La direction générale des élections (DGE) n’en finit pas de faire parler d’elle après qu’elle a refusé, une nouvelle fois, d’exécuter la décision du juge du tribunal hors classe de Dakar favorable à Ousmane Sonko. Une énième défiance qui dévoile, selon Maurice Soudieck Dione, les tares d’une administration électorale aux ordres du pouvoir en place.
Invité de l’émission Objection de Sud Fm, le Pr agrégé en sciences politiques à l’université Gaston Berger de Saint-Louis, a passé à la loupe les dysfonctionnements qui font obstacles à l’indépendance des différents organes en charge de l’organisation et du contrôle des élections.
« Les organes de régulation en réalité, ce sont des autorités administratives indépendantes. C’est-à-dire une catégorie sui generis qui est un peu sortie des dispositifs hiérarchiques de l’administration classique comme la CENA et le CNRA. Elles devraient avoir une autorité, une indépendance qui devraient leur permettre de réguler efficacement les secteurs à eux confiés. Malheureusement, on se rend compte qu’il y a des tentatives de contrôle du pouvoir en place qui posent naturellement problème », analyse-t-il d’emblée.
S’agissant spécifiquement de la CENA, le premier obstacle, à en croire le Pr Dione, c’est que « son budget est rattaché au ministère de l’Intérieur qu’elle est censée contrôler ». Ce qui pose « un problème », estime-t-il. Les garanties d’indépendance au sein de cette commission autonome sont dévoyées par les conditions de nomination de ses membres et leur mandat. « On laisse des retraités en place -dont le mandat est arrivé à échéance-, on les maintient illégalement.
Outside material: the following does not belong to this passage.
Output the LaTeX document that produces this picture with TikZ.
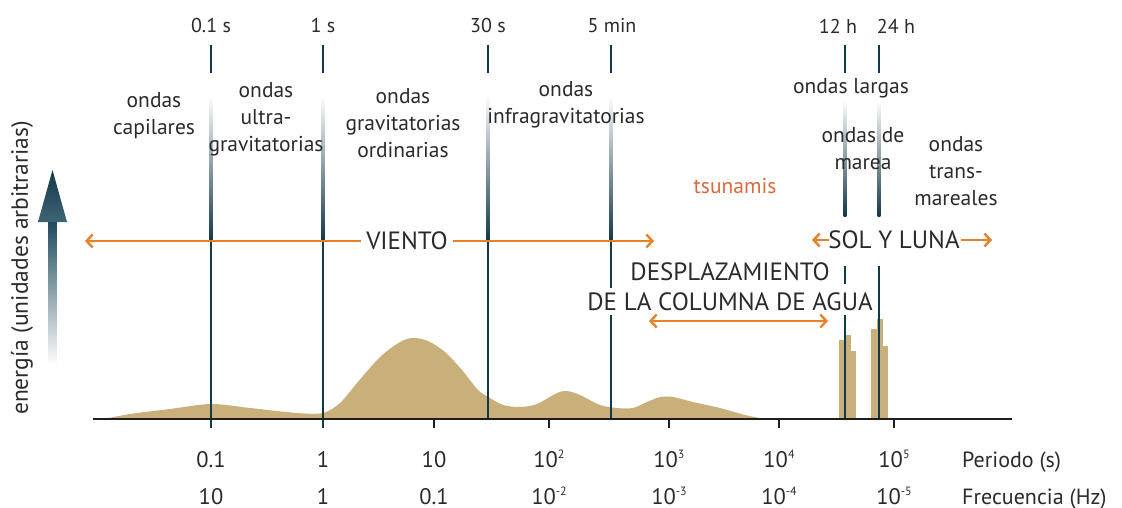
\documentclass[tikz,border=0pt]{standalone}
\usepackage{fontspec}
\setmainfont{PT Sans}
\usetikzlibrary{arrows.meta}
\definecolor{linecol}{HTML}{12394A}
\definecolor{arrcol}{HTML}{1D4A5C}
\definecolor{orng}{HTML}{E8822A}
\definecolor{tsu}{HTML}{D9693F}
\definecolor{sand}{HTML}{C9B07B}
\definecolor{axcol}{HTML}{1E1E1E}
\definecolor{txt}{HTML}{2A2A2A}
\newcommand{\pw}[1]{10\raisebox{0.75ex}{\fontsize{12}{12}\selectfont #1}}
\begin{document}
\begin{tikzpicture}[x=1pt,y=-1pt,
  vl/.style={line width=2.6pt, draw=linecol},
  ax/.style={line width=2.8pt, draw=axcol},
  tk/.style={line width=2.4pt, draw=axcol},
  oarr/.style={line width=2.4pt, draw=orng, arrows={Straight Barb[length=6pt,width=13pt]-Straight Barb[length=6pt,width=13pt]}},
  toplbl/.style={text=txt, font=\fontsize{20}{22}\selectfont, inner sep=0pt},
  wlbl/.style={text=txt, font=\fontsize{21.5}{27}\selectfont, align=center, inner sep=0pt},
  caps/.style={text=txt, font=\fontsize{25}{30}\selectfont, inner sep=0pt},
  num/.style={text=txt, font=\fontsize{22.5}{24}\selectfont, inner sep=0pt, anchor=base},
  axlbl/.style={text=txt, font=\fontsize{22}{24}\selectfont, inner sep=0pt, anchor=base west}
]
\useasboundingbox (0,0) rectangle (1122,508);

% energy curve
\fill[sand] plot[smooth, tension=0.5] coordinates {(104,419) (130,414) (170,409) (211,404) (250,408) (297,413) (323,413) (340,403) (357,383) (380,357) (400,342) (413,338) (428,341) (445,352) (462,370) (478,390) (490,398) (503,405) (520,407) (537,404) (557,393) (567,391) (580,395) (600,405) (617,408) (633,408) (647,402) (660,397) (673,397) (693,402) (720,408) (745,415) (765,419)} -- cycle;
% tidal bars
\fill[sand] (839,419) rectangle (846,340);
\fill[sand] (846,419) rectangle (851,335);
\fill[sand] (851,419) rectangle (856,351);
\fill[sand] (871,419) rectangle (877,329);
\fill[sand] (877,419) rectangle (883,319);
\fill[sand] (883,419) rectangle (888,346);

% vertical lines
\foreach \x in {211,323,488,611}{
  \draw[vl] (\x,45) -- (\x,73);
  \shade[top color=white, bottom color=linecol] (\x-1.3,95) rectangle (\x+1.3,240);
}
\draw[vl] (211,239) -- (211,428);
\draw[vl] (323,239) -- (323,428);
\draw[vl] (488,239) -- (488,419);
\draw[vl] (611,239) -- (611,288);
\draw[vl] (611,315) -- (611,419);
\foreach \x in {845,879}{
  \draw[vl] (\x,45) -- (\x,73);
  \shade[top color=white, bottom color=linecol] (\x-1.3,100) rectangle (\x+1.3,216);
}
\draw[vl] (845,266) -- (845,284);
\draw[vl] (845,315) -- (845,419);
\draw[vl] (879,266) -- (879,419);

% axis and ticks
\draw[ax] (93,419) -- (1012,419);
\foreach \x in {434,549,669,779,894}{ \draw[tk] (\x,419) -- (\x,428); }

% energy arrow
\shade[top color=arrcol, bottom color=white] (48.5,221) rectangle (56.5,365);
\shade[top color=linecol, bottom color=arrcol!85] (52.5,170) -- (67,222) -- (38,222) -- cycle;
\node[rotate=90, text=txt, font=\fontsize{23.5}{25}\selectfont, inner sep=0pt] (ener) at (22,268) {energía (unidades arbitrarias)};

% top labels
\node[toplbl] (p01) at (211,26) {0.1 s};
\node[toplbl] (p1) at (323,26) {1 s};
\node[toplbl] (p30) at (488,26) {30 s};
\node[toplbl] (p5m) at (612,26) {5 min};
\node[toplbl] (p12) at (838,26) {12 h};
\node[toplbl] (p24) at (896,26) {24 h};

% wave labels
\node[wlbl] (cap) at (154,116) {ondas\\capilares};
\node[wlbl] (ultra) at (266,119) {ondas\\ultra-\\gravitatorias};
\node[wlbl] (ord) at (403,123) {ondas\\gravitatorias\\ordinarias};
\node[wlbl] (infra) at (566,105) {ondas\\infragravitatorias};
\node[wlbl] (largas) at (851,88) {ondas largas};
\node[wlbl] (marea) at (863,149) {ondas de\\marea};
\node[wlbl] (trans) at (956,171) {ondas\\trans-\\mareales};
\node[wlbl, text=tsu] (tsun) at (735,186) {tsunamis};

% forcing arrows
\coordinate (vl) at (85,241);
\coordinate (vr) at (654,241);
\draw[oarr] (vl) -- (vr);
\node[caps, fill=white, inner xsep=5pt, inner ysep=2pt] (viento) at (407,241) {VIENTO};

\node[caps] (sol) at (894,240) {SOL Y LUNA};
\coordinate (sl) at (812,240);
\coordinate (sr) at (992,240);
\draw[line width=2.4pt, draw=orng, arrows={-Straight Barb[length=6pt,width=13pt]}] (sol.west) ++(1,0) -- (sl);
\draw[line width=2.4pt, draw=orng, arrows={-Straight Barb[length=6pt,width=13pt]}] (sol.east) ++(1,0) -- (sr);

\node[caps] (desp1) at (730,272) {DESPLAZAMIENTO};
\node[caps] (desp2) at (730,302) {DE LA COLUMNA DE AGUA};
\coordinate (dl) at (649,321);
\coordinate (dr) at (828,321);
\draw[oarr] (dl) -- (dr);

% bottom labels
\node[num] (n1) at (211,467) {0.1};
\node[num] (n2) at (323,467) {1};
\node[num] (n3) at (434,467) {10};
\node[num] (n4) at (549,467) {\pw{2}};
\node[num] (n5) at (669,467) {\pw{3}};
\node[num] (n6) at (779,467) {\pw{4}};
\node[num] (n7) at (894,467) {\pw{5}};
\node[axlbl] (per) at (962,467) {Periodo (s)};
\node[num] (f1) at (211,504) {10};
\node[num] (f2) at (323,504) {1};
\node[num] (f3) at (434,504) {0.1};
\node[num] (f4) at (549,504) {\pw{-2}};
\node[num] (f5) at (669,504) {\pw{-3}};
\node[num] (f6) at (779,504) {\pw{-4}};
\node[num] (f7) at (894,504) {\pw{-5}};
\node[axlbl] (fre) at (962,504) {Frecuencia (Hz)};
\end{tikzpicture}
\end{document}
Comment voulez-vous qu’il soient indépendants ? Ce sont des manœuvres et manipulations politiciennes qui remettent en cause l’autorité et l’efficacité des organes de régulation », dénonce Maurice Soudieck Dio’z.
Daf, DGE-Pouvoir, une connivence coupable
Pour ce qui est de la DGE, le professeur Dione rappelle à Thiendella Fall et ses hommes que « le rôle de l’administration n’est pas de fausser l’expression de la souveraineté populaire en favorisant le rejet des listes de l’opposition ou l’exclusion de candidat ». « Il y a effectivement des difficultés dans cette administration. L’Onel (que la CENA a remplacé en 2005) a été créé parce qu’effectivement on avait constaté qu’il y avait une connivence, une complicité démocratiquement problématique entre l’administration et le parti au pouvoir. Donc si au bout du compte ces organes de régulations qui sont nés dans un contexte précis, sont manœuvrés et téléguidés pour ensuite être complètement dévoyés, cela nous renvoie à la situation qu’on avait voulu régler », regrette-t-il.
Convaincu que la démocratie repose sur le principe de la souveraineté populaire, Pr Dione n’arrive pas à comprendre que l’administration s’échine avec ardeur à faire rejeter une candidature. Et ceci, allant jusqu’à se pourvoir en cassation dans une affaire électorale. « Je vais remonter un peu avec ce qui s’est passé lors des élections locales de 2022. On a vu des autorités administratives se pourvoir en cassation pour que les listes de l’opposition soient annulées. Or, en droit : pas d’intérêt, pas d’action. Donc quel est l’intérêt de l’administration pour que les listes de l’opposition soient rejetées ? », s’interroge-t-il.
C’est la même question qui lui vient à l’esprit analysant le cas Ousmane Sonko dont la radiation des listes électorales a été annulée par deux tribunaux. « La légalité sans la légitimité est une coquille vide, même si la légitimité sans la légalité est hors la loi. En démocratie on doit faire primer la volonté populaire. C’est pourquoi le conseil constitutionnel, lorsqu’il est saisi, il n’apprécie pas les irrégularités et illégalités in abstracto (dans abstrait) mais in concreto (dans le concret). C’est-à-dire compte tenu des circonstances de l’espèce. En d’autres termes il ne procède pas à des annulations systématiques mais il cherche à reconstituer à postériori la volonté du corps électoral », conclut-il.